The general question of limitation of liability for maritime claims was dealt with in a convention adopted in 1957, before IMO first met. As time went by, however, it became clear that the limits of liability established were too low and, in 1976, IMO adopted a new convention which raised the limits, in some cases by 300%. The Convention on Limitation of Liability for Maritime Claims specifies limits for two types of claim - those for loss of life or personal injury and property claims, such as damage to ships, property or harbour works. The compensation limits of this Convention were raised by means of a Protocol adopted in 1996.
In 1996, IMO adopted the HNS Convention, which is based on the highly successful model of the Civil Liability and Fund Conventions. As with the original oil pollution compensation regime, the HNS Convention will establish a two-tier system for compensation to be paid in the event of accidents at sea, in this case, involving hasardous and noxious substances, such as chemicals.
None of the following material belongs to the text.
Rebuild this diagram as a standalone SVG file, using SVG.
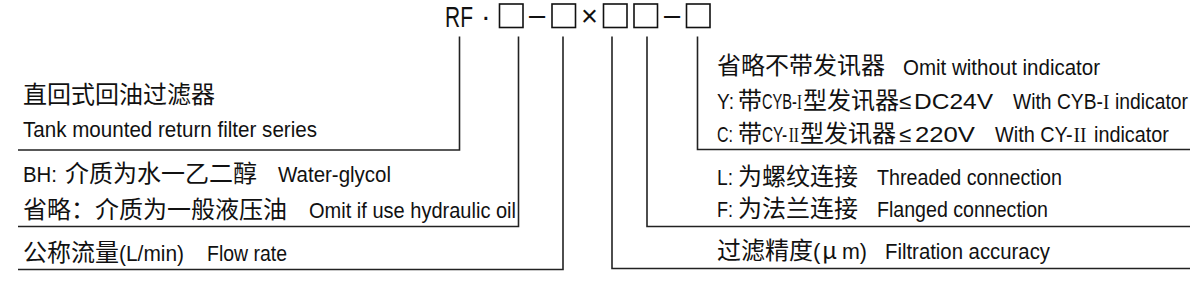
<svg xmlns="http://www.w3.org/2000/svg" width="1194" height="290" viewBox="0 0 1194 290">
<style>
.cn{font-family:"Noto Sans CJK SC",sans-serif;font-size:24px;fill:#111}
.en{font-family:"Liberation Sans","Noto Sans CJK SC",sans-serif;font-size:22px;fill:#111}
.code{font-family:"Liberation Sans","Noto Sans CJK SC",sans-serif;font-size:29px;fill:#111}
.ser{font-family:"Liberation Serif",serif;font-size:22px;fill:#111}
.ln{fill:none;stroke:#222;stroke-width:1.6}
.bx{fill:none;stroke:#111;stroke-width:1.6}
</style>
<rect width="1194" height="290" fill="#fff"/>
<g id="code">
<text class="code" transform="translate(445,27) scale(0.723,1)">RF</text>
<text class="code" x="481" y="26">·</text>
<rect class="bx" x="499.5" y="4" width="23.5" height="23.5"/>
<text class="code" x="529" y="25">–</text>
<rect class="bx" x="552" y="4" width="23.5" height="23.5"/>
<text class="code" x="581" y="26">×</text>
<rect class="bx" x="603.5" y="4" width="23.5" height="23.5"/>
<rect class="bx" x="634" y="4" width="23.5" height="23.5"/>
<text class="code" x="664" y="25">–</text>
<rect class="bx" x="686.5" y="4" width="23.5" height="23.5"/>
</g>
<g id="connectors">
<polyline class="ln" points="459.5,36.5 459.5,150 18,150"/>
<polyline class="ln" points="518.5,36.5 518.5,226.5 18,226.5"/>
<polyline class="ln" points="563,36.5 563,269.5 18,269.5"/>
<polyline class="ln" points="612,36.5 612,268.5 1190,268.5"/>
<polyline class="ln" points="647,36.5 647,226.5 1190,226.5"/>
<polyline class="ln" points="697.5,36.5 697.5,149.5 1190,149.5"/>
</g>
<g id="series">
<text class="cn" x="23" y="103">直回式回油过滤器</text>
<text class="en" x="23" y="137" textLength="294" lengthAdjust="spacingAndGlyphs">Tank mounted return filter series</text>
</g>
<g id="medium">
<text class="en" x="23" y="182" textLength="34" lengthAdjust="spacingAndGlyphs">BH:</text>
<text class="cn" x="65" y="182">介质为水一乙二醇</text>
<text class="en" x="278" y="182" textLength="113" lengthAdjust="spacingAndGlyphs">Water-glycol</text>
<text class="cn" x="23" y="218">省略：介质为一般液压油</text>
<text class="en" x="309" y="218" textLength="207" lengthAdjust="spacingAndGlyphs">Omit if use hydraulic oil</text>
</g>
<g id="flow">
<text class="cn" x="23" y="261">公称流量</text>
<text class="en" x="119" y="261" textLength="65" lengthAdjust="spacingAndGlyphs">(L/min)</text>
<text class="en" x="207" y="261" textLength="80" lengthAdjust="spacingAndGlyphs">Flow rate</text>
</g>
<g id="indicator">
<text class="cn" x="717" y="74">省略不带发讯器</text>
<text class="en" x="903" y="75" textLength="197" lengthAdjust="spacingAndGlyphs">Omit without indicator</text>
<text class="en" x="717" y="109" textLength="17" lengthAdjust="spacingAndGlyphs">Y:</text>
<text class="cn" x="738" y="109">带</text>
<text class="en" transform="translate(762,109) scale(0.665,1)">CYB-</text>
<text class="ser" transform="translate(797,109) scale(0.68,1)">I</text>
<text class="cn" x="803" y="109">型发讯器</text>
<text class="en" x="899" y="109">≤</text>
<text class="en" x="914" y="109" textLength="79" lengthAdjust="spacingAndGlyphs">DC24V</text>
<text class="en" transform="translate(1013,109) scale(0.876,1)">With CYB-</text>
<text class="ser" transform="translate(1103,109) scale(0.876,1)">I</text>
<text class="en" transform="translate(1115,109) scale(0.878,1)">indicator</text>
<text class="en" x="717" y="142" textLength="16" lengthAdjust="spacingAndGlyphs">C:</text>
<text class="cn" x="738" y="142">带</text>
<text class="en" transform="translate(762,142) scale(0.70,1)">CY-</text>
<text class="ser" transform="translate(788.7,142) scale(0.703,1)">II</text>
<text class="cn" x="800" y="142">型发讯器</text>
<text class="en" x="899" y="142">≤</text>
<text class="en" x="915" y="142" textLength="60" lengthAdjust="spacingAndGlyphs">220V</text>
<text class="en" transform="translate(995,142) scale(0.903,1)">With CY-</text>
<text class="ser" transform="translate(1073.5,142) scale(0.887,1)">II</text>
<text class="en" transform="translate(1094,142) scale(0.902,1)">indicator</text>
</g>
<g id="connection">
<text class="en" x="717" y="185" textLength="16" lengthAdjust="spacingAndGlyphs">L:</text>
<text class="cn" x="738" y="185">为螺纹连接</text>
<text class="en" x="877" y="185" textLength="185" lengthAdjust="spacingAndGlyphs">Threaded connection</text>
<text class="en" x="717" y="217" textLength="16" lengthAdjust="spacingAndGlyphs">F:</text>
<text class="cn" x="738" y="217">为法兰连接</text>
<text class="en" x="877" y="217" textLength="171" lengthAdjust="spacingAndGlyphs">Flanged connection</text>
</g>
<g id="accuracy">
<text class="cn" x="717" y="259">过滤精度</text>
<text class="en" x="813" y="259">(</text>
<text class="cn" x="822" y="259">μ</text>
<text class="en" x="842" y="259" textLength="25" lengthAdjust="spacingAndGlyphs">m)</text>
<text class="en" x="885" y="259" textLength="165" lengthAdjust="spacingAndGlyphs">Filtration accuracy</text>
</g>
</svg>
By 2009, the HNS Convention had still not entered into force, due to an insufficient number of ratifications. A second International Conference, held in April 2010, adopted a Protocol to the HNS Convention (2010 HNS Protocol), that was designed to address practical problems that had prevented many States from ratifiying the original Convention.
In March 2001, IMO adopted a new International Convention on Civil Liability for Bunker Oil Pollution Damage, 2001, which established a liability and compensation regime for spills of oil, when carried as fuel in ships' bunkers. Previous regimes covering oil spills did not include bunker oil spills from vessels other than tankers. The convention is modelled on the International Convention on Civil Liability for Oil Pollution Damage, 1969.
IMO's Legal Committee adopted a wreck removal convention (WRC) by a Diplomatic Conference held from 14 to 18 May 2007.